Presidential Science Advisor, John Marburger Warns US Researchers Who Publicly Opposed George W. Bush's Re-election -- Wrong Message, Wrong Audience, Wrong Candidate. (November 12, 2004)

    Science's Jeffrey Mervis, assisted by reporters Jocelyn Kaiser, Andrew Lawler, and David Malakoff, got an earful from 63-year-old applied physicist John Marburger III, a former university president and head of Brookhaven National Laboratory, and since 2002 President Bush's science advisor. He told Mervis that those criticising  the Administration's science policies during the presidential campaign may be undermining public support for science. "Public support" equating to federal funding.
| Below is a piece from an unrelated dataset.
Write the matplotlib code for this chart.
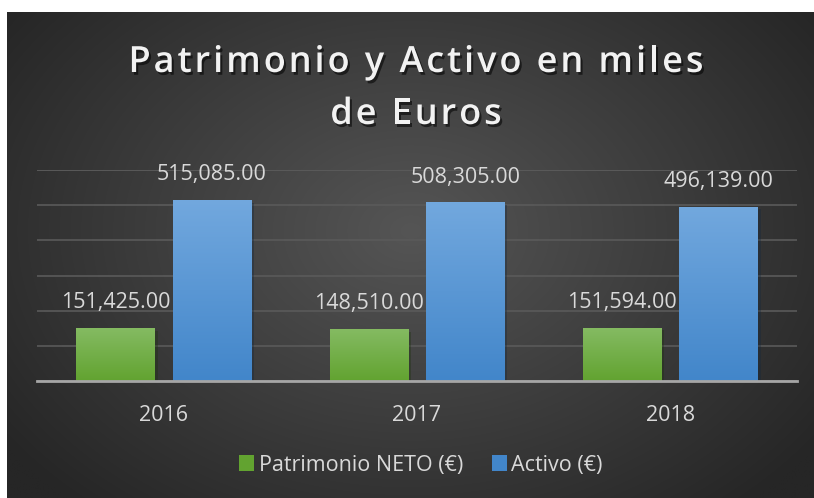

He indicated to Science that "such partisan attacks... may make it harder to prevent science from losing ground in the next 4 years, and he took particular aim at the 48 Nobel laureates who publicly endorsed Kerry last summer and a group--Scientists and Engineers for Change--that spent $100,000 to stage about 30 events on university campuses around the nation at which researchers criticised Bush's policies. It would seem safe to assume that Dr Marburger didn't fire off his salvo without direction from the White House.

 

Physicist Michael Lubell, who handles government affairs for the American Physical Society told Science, "Rightly or not, I think the science community is now perceived by this White House as the enemy, and that will make it harder to open doors."

 

Marburger also alluded to the Boston-based Union of Concerned Scientists (UCS), over their challenge that the Administration has manipulated or suppressed science advice to advance its political agenda, (see TFW1, 2. 3. 4,) and claimed, "I don't think that it was good for science to have done that; it was clear from the beginning because of the sweeping nature of the charges that the list of concerns were coming from the Democrats." That brought a vociferous denial from UCS chair physicist Kurt Gottfried, emeritus at Cornell University, saying that's not true "We're used to having our advice ignored or our recommendations rejected by both parties but we felt strongly that the quality of the scientific information coming from this Administration was being compromised by the way the process was being managed. And that's why we spoke up."

 

Ecologist Jane Lubchenco of Oregon State University in Corvallis told Science simply, "I can't speak for others, but I can assure you that my own motivation was not political."

 

Unfortunately for the presidential science advisor after promising a powerful rebuttal to the detailed UCS document, he produced an unconvincing reply. Nevertheless, the fact remains that the federal science budget is initiated by the President, and what will happen over the next four years will be determined by how the Republican controlled Congress manipulates the Presidential requests.